WHAT TO WORK ON
Skip every image and restate the data word for word.
* Start *
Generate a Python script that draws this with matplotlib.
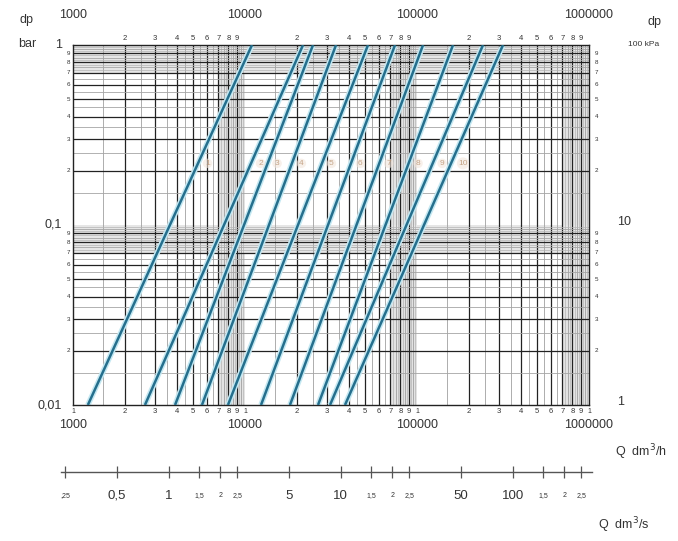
import numpy as np
import matplotlib
matplotlib.use("Agg")
import matplotlib.pyplot as plt

plt.rcParams['font.family'] = ['Liberation Sans', 'DejaVu Sans']

# flow (dm3/h) of each curve at dp = 0.01 bar and at dp = 1 bar
q_at_001 = [1220, 2620, 3920, 5620, 7960, 12390, 18260, 26580, 31210, 38140]
q_at_1 = [10980, 21740, 24850, 33810, 51900, 74500, 108400, 161900, 241900, 316200]
curve_ids = ['1', '2', '3', '4', '5', '6', '7', '8', '9', '10']
label_dp = 0.22

major_q = [1000, 10000, 100000, 1000000]
major_q_labels = ['1000', '10000', '100000', '1000000']
mantissa = [2, 3, 4, 5, 6, 7, 8, 9]

dp_major = [0.01, 0.1, 1]
dp_labels_bar = ['0,01', '0,1', '1']
dp_labels_kpa = ['1', '10', '']

qs_ticks = [0.25, 0.5, 1, 1.5, 2, 2.5, 5, 10, 15, 20, 25, 50, 100, 150, 200, 250]
qs_labels = [',25', '0,5', '1', '1,5', '2', '2,5', '5', '10', '1,5', '2', '2,5',
             '50', '100', '1,5', '2', '2,5']
qs_small = [True, False, False, True, True, True, False, False, True, True, True,
            False, False, True, True, True]

W, H = 678, 541
fig = plt.figure(figsize=(W / 100, H / 100), dpi=100)
x0, x1 = 73 / W, 589 / W
y0, y1 = 1 - 405 / H, 1 - 45 / H
ax = fig.add_axes([x0, y0, x1 - x0, y1 - y0])
ax.set_xscale('log')
ax.set_yscale('log')
ax.set_xlim(1000, 1000000)
ax.set_ylim(0.01, 1)

txt = '#333333'
line_col = '#256f8d'

# grey bands where the grid gets dense
for d in [1000, 10000, 100000]:
    ax.axvspan(7 * d, 10 * d, color='#e3e3e3', zorder=0, lw=0)
for d in [0.01, 0.1]:
    ax.axhspan(7 * d, 10 * d, color='#e6e6e6', zorder=0, lw=0)

# grid
for d in [1000, 10000, 100000]:
    for m in np.arange(1.5, 10, 0.5):
        if m == int(m):
            ax.axvline(m * d, color='#222222', lw=0.9, zorder=1)
        else:
            ax.axvline(m * d, color='#a0a0a0', lw=0.6, zorder=1)
    for m in [7.25, 7.75, 8.25, 8.75, 9.25, 9.75]:
        ax.axvline(m * d, color='#b5b5b5', lw=0.5, zorder=1)
for d in [0.01, 0.1]:
    for m in np.arange(1.5, 10, 0.5):
        if m == int(m):
            ax.axhline(m * d, color='#222222', lw=0.9, zorder=1)
        else:
            ax.axhline(m * d, color='#a5a5a5', lw=0.6, zorder=1)
    for m in [7.25, 7.75, 8.25, 8.75, 9.25, 9.75]:
        ax.axhline(m * d, color='#b5b5b5', lw=0.5, zorder=1)

# curves
for ql, qh in zip(q_at_001, q_at_1):
    ax.plot([ql, qh], [0.01, 1], color='#c4e8f2', lw=4.0, zorder=2,
            solid_capstyle='butt')
    ax.plot([ql, qh], [0.01, 1], color=line_col, lw=1.8, zorder=3,
            solid_capstyle='butt')

# curve number marks
for cid, ql, qh in zip(curve_ids, q_at_001, q_at_1):
    n = 2 / np.log10(qh / ql)
    qm = ql * (label_dp / 0.01) ** (1 / n)
    ax.text(qm * 1.1, label_dp, cid, fontsize=6, color='#b89270', ha='left',
            va='center', zorder=4, alpha=0.8,
            bbox=dict(boxstyle='circle,pad=0.15', fc='#f3e6dc', ec='none',
                      alpha=0.6))

for s in ax.spines.values():
    s.set_color('#222222')
    s.set_linewidth(1.0)

ax.set_xticks([])
ax.set_yticks([])
ax.minorticks_off()

# x labels top and bottom
xt = ax.get_xaxis_transform()
for q, lab in zip(major_q, major_q_labels):
    ax.annotate(lab, (q, 1.0), xycoords=xt, xytext=(0, 17),
                textcoords='offset points', ha='center', va='bottom',
                fontsize=9, color=txt)
    ax.annotate(lab, (q, 0.0), xycoords=xt, xytext=(0, -10),
                textcoords='offset points', ha='center', va='top',
                fontsize=9, color=txt)
    ax.annotate('1', (q, 0.0), xycoords=xt, xytext=(0, -2),
                textcoords='offset points', ha='center', va='top',
                fontsize=5, color=txt)
for d in [1000, 10000, 100000]:
    for m in mantissa:
        ax.annotate(str(m), (m * d, 1.0), xycoords=xt, xytext=(0, 2),
                    textcoords='offset points', ha='center', va='bottom',
                    fontsize=5.5, color=txt)
        ax.annotate(str(m), (m * d, 0.0), xycoords=xt, xytext=(0, -2),
                    textcoords='offset points', ha='center', va='top',
                    fontsize=5.5, color=txt)

# y labels
yt = ax.get_yaxis_transform()
for v, lb, lk in zip(dp_major, dp_labels_bar, dp_labels_kpa):
    ax.annotate(lb, (0, v), xycoords=yt, xytext=(-8, 0),
                textcoords='offset points', ha='right', va='center',
                fontsize=9, color=txt)
    ax.annotate(lk, (1, v), xycoords=yt, xytext=(20, 2),
                textcoords='offset points', ha='left', va='center',
                fontsize=9, color=txt)
for d in [0.01, 0.1]:
    for m in mantissa:
        ax.annotate(str(m), (0, m * d), xycoords=yt, xytext=(-2, 0),
                    textcoords='offset points', ha='right', va='center',
                    fontsize=4.5, color=txt)
        ax.annotate(str(m), (1, m * d), xycoords=yt, xytext=(4, 0),
                    textcoords='offset points', ha='left', va='center',
                    fontsize=4.5, color=txt)

fig.text(20 / W, 1 - 20 / H, 'dp', fontsize=9, color=txt, ha='left', va='center')
fig.text(18 / W, 1 - 44 / H, 'bar', fontsize=9, color=txt, ha='left', va='center')
fig.text(648 / W, 1 - 22 / H, 'dp', fontsize=9, color=txt, ha='left', va='center')
fig.text(628 / W, 1 - 45 / H, '100 kPa', fontsize=6, color=txt, ha='left', va='center')
fig.text(615 / W, 1 - 452 / H, 'Q  dm$^3$/h', fontsize=9, color=txt, ha='left', va='center')
fig.text(598 / W, 1 - 525 / H, 'Q  dm$^3$/s', fontsize=9, color=txt, ha='left', va='center')

# second flow scale in dm3/s
yb = 1 - 472 / H
ax2 = fig.add_axes([x0, yb, x1 - x0, 0.0001])
ax2.set_xscale('log')
ax2.set_xlim(1000 / 3600, 1000000 / 3600)
ax2.set_ylim(-1, 1)
ax2.axis('off')
ax2.plot([0.235, 290], [0, 0], color='#555555', lw=1.0, clip_on=False)
for v, lab, sm in zip(qs_ticks, qs_labels, qs_small):
    ax2.plot([v], [0], marker='|', ms=9, mew=0.9, color='#555555', clip_on=False)
    ax2.annotate(lab, (v, 0), xycoords='data', xytext=(0, -17),
                 textcoords='offset points', ha='center', va='center',
                 fontsize=5 if sm else 9.5, color=txt, annotation_clip=False)

fig.savefig('out.png', dpi=100)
* End *
REPLY TO THE EXERCISE
Generate a Python script that draws this with matplotlib.
import numpy as np
import matplotlib
matplotlib.use("Agg")
import matplotlib.pyplot as plt

plt.rcParams['font.family'] = ['Liberation Sans', 'DejaVu Sans']

# flow (dm3/h) of each curve at dp = 0.01 bar and at dp = 1 bar
q_at_001 = [1220, 2620, 3920, 5620, 7960, 12390, 18260, 26580, 31210, 38140]
q_at_1 = [10980, 21740, 24850, 33810, 51900, 74500, 108400, 161900, 241900, 316200]
curve_ids = ['1', '2', '3', '4', '5', '6', '7', '8', '9', '10']
label_dp = 0.22

major_q = [1000, 10000, 100000, 1000000]
major_q_labels = ['1000', '10000', '100000', '1000000']
mantissa = [2, 3, 4, 5, 6, 7, 8, 9]

dp_major = [0.01, 0.1, 1]
dp_labels_bar = ['0,01', '0,1', '1']
dp_labels_kpa = ['1', '10', '']

qs_ticks = [0.25, 0.5, 1, 1.5, 2, 2.5, 5, 10, 15, 20, 25, 50, 100, 150, 200, 250]
qs_labels = [',25', '0,5', '1', '1,5', '2', '2,5', '5', '10', '1,5', '2', '2,5',
             '50', '100', '1,5', '2', '2,5']
qs_small = [True, False, False, True, True, True, False, False, True, True, True,
            False, False, True, True, True]

W, H = 678, 541
fig = plt.figure(figsize=(W / 100, H / 100), dpi=100)
x0, x1 = 73 / W, 589 / W
y0, y1 = 1 - 405 / H, 1 - 45 / H
ax = fig.add_axes([x0, y0, x1 - x0, y1 - y0])
ax.set_xscale('log')
ax.set_yscale('log')
ax.set_xlim(1000, 1000000)
ax.set_ylim(0.01, 1)

txt = '#333333'
line_col = '#256f8d'

# grey bands where the grid gets dense
for d in [1000, 10000, 100000]:
    ax.axvspan(7 * d, 10 * d, color='#e3e3e3', zorder=0, lw=0)
for d in [0.01, 0.1]:
    ax.axhspan(7 * d, 10 * d, color='#e6e6e6', zorder=0, lw=0)

# grid
for d in [1000, 10000, 100000]:
    for m in np.arange(1.5, 10, 0.5):
        if m == int(m):
            ax.axvline(m * d, color='#222222', lw=0.9, zorder=1)
        else:
            ax.axvline(m * d, color='#a0a0a0', lw=0.6, zorder=1)
    for m in [7.25, 7.75, 8.25, 8.75, 9.25, 9.75]:
        ax.axvline(m * d, color='#b5b5b5', lw=0.5, zorder=1)
for d in [0.01, 0.1]:
    for m in np.arange(1.5, 10, 0.5):
        if m == int(m):
            ax.axhline(m * d, color='#222222', lw=0.9, zorder=1)
        else:
            ax.axhline(m * d, color='#a5a5a5', lw=0.6, zorder=1)
    for m in [7.25, 7.75, 8.25, 8.75, 9.25, 9.75]:
        ax.axhline(m * d, color='#b5b5b5', lw=0.5, zorder=1)

# curves
for ql, qh in zip(q_at_001, q_at_1):
    ax.plot([ql, qh], [0.01, 1], color='#c4e8f2', lw=4.0, zorder=2,
            solid_capstyle='butt')
    ax.plot([ql, qh], [0.01, 1], color=line_col, lw=1.8, zorder=3,
            solid_capstyle='butt')

# curve number marks
for cid, ql, qh in zip(curve_ids, q_at_001, q_at_1):
    n = 2 / np.log10(qh / ql)
    qm = ql * (label_dp / 0.01) ** (1 / n)
    ax.text(qm * 1.1, label_dp, cid, fontsize=6, color='#b89270', ha='left',
            va='center', zorder=4, alpha=0.8,
            bbox=dict(boxstyle='circle,pad=0.15', fc='#f3e6dc', ec='none',
                      alpha=0.6))

for s in ax.spines.values():
    s.set_color('#222222')
    s.set_linewidth(1.0)

ax.set_xticks([])
ax.set_yticks([])
ax.minorticks_off()

# x labels top and bottom
xt = ax.get_xaxis_transform()
for q, lab in zip(major_q, major_q_labels):
    ax.annotate(lab, (q, 1.0), xycoords=xt, xytext=(0, 17),
                textcoords='offset points', ha='center', va='bottom',
                fontsize=9, color=txt)
    ax.annotate(lab, (q, 0.0), xycoords=xt, xytext=(0, -10),
                textcoords='offset points', ha='center', va='top',
                fontsize=9, color=txt)
    ax.annotate('1', (q, 0.0), xycoords=xt, xytext=(0, -2),
                textcoords='offset points', ha='center', va='top',
                fontsize=5, color=txt)
for d in [1000, 10000, 100000]:
    for m in mantissa:
        ax.annotate(str(m), (m * d, 1.0), xycoords=xt, xytext=(0, 2),
                    textcoords='offset points', ha='center', va='bottom',
                    fontsize=5.5, color=txt)
        ax.annotate(str(m), (m * d, 0.0), xycoords=xt, xytext=(0, -2),
                    textcoords='offset points', ha='center', va='top',
                    fontsize=5.5, color=txt)

# y labels
yt = ax.get_yaxis_transform()
for v, lb, lk in zip(dp_major, dp_labels_bar, dp_labels_kpa):
    ax.annotate(lb, (0, v), xycoords=yt, xytext=(-8, 0),
                textcoords='offset points', ha='right', va='center',
                fontsize=9, color=txt)
    ax.annotate(lk, (1, v), xycoords=yt, xytext=(20, 2),
                textcoords='offset points', ha='left', va='center',
                fontsize=9, color=txt)
for d in [0.01, 0.1]:
    for m in mantissa:
        ax.annotate(str(m), (0, m * d), xycoords=yt, xytext=(-2, 0),
                    textcoords='offset points', ha='right', va='center',
                    fontsize=4.5, color=txt)
        ax.annotate(str(m), (1, m * d), xycoords=yt, xytext=(4, 0),
                    textcoords='offset points', ha='left', va='center',
                    fontsize=4.5, color=txt)

fig.text(20 / W, 1 - 20 / H, 'dp', fontsize=9, color=txt, ha='left', va='center')
fig.text(18 / W, 1 - 44 / H, 'bar', fontsize=9, color=txt, ha='left', va='center')
fig.text(648 / W, 1 - 22 / H, 'dp', fontsize=9, color=txt, ha='left', va='center')
fig.text(628 / W, 1 - 45 / H, '100 kPa', fontsize=6, color=txt, ha='left', va='center')
fig.text(615 / W, 1 - 452 / H, 'Q  dm$^3$/h', fontsize=9, color=txt, ha='left', va='center')
fig.text(598 / W, 1 - 525 / H, 'Q  dm$^3$/s', fontsize=9, color=txt, ha='left', va='center')

# second flow scale in dm3/s
yb = 1 - 472 / H
ax2 = fig.add_axes([x0, yb, x1 - x0, 0.0001])
ax2.set_xscale('log')
ax2.set_xlim(1000 / 3600, 1000000 / 3600)
ax2.set_ylim(-1, 1)
ax2.axis('off')
ax2.plot([0.235, 290], [0, 0], color='#555555', lw=1.0, clip_on=False)
for v, lab, sm in zip(qs_ticks, qs_labels, qs_small):
    ax2.plot([v], [0], marker='|', ms=9, mew=0.9, color='#555555', clip_on=False)
    ax2.annotate(lab, (v, 0), xycoords='data', xytext=(0, -17),
                 textcoords='offset points', ha='center', va='center',
                 fontsize=5 if sm else 9.5, color=txt, annotation_clip=False)

fig.savefig('out.png', dpi=100)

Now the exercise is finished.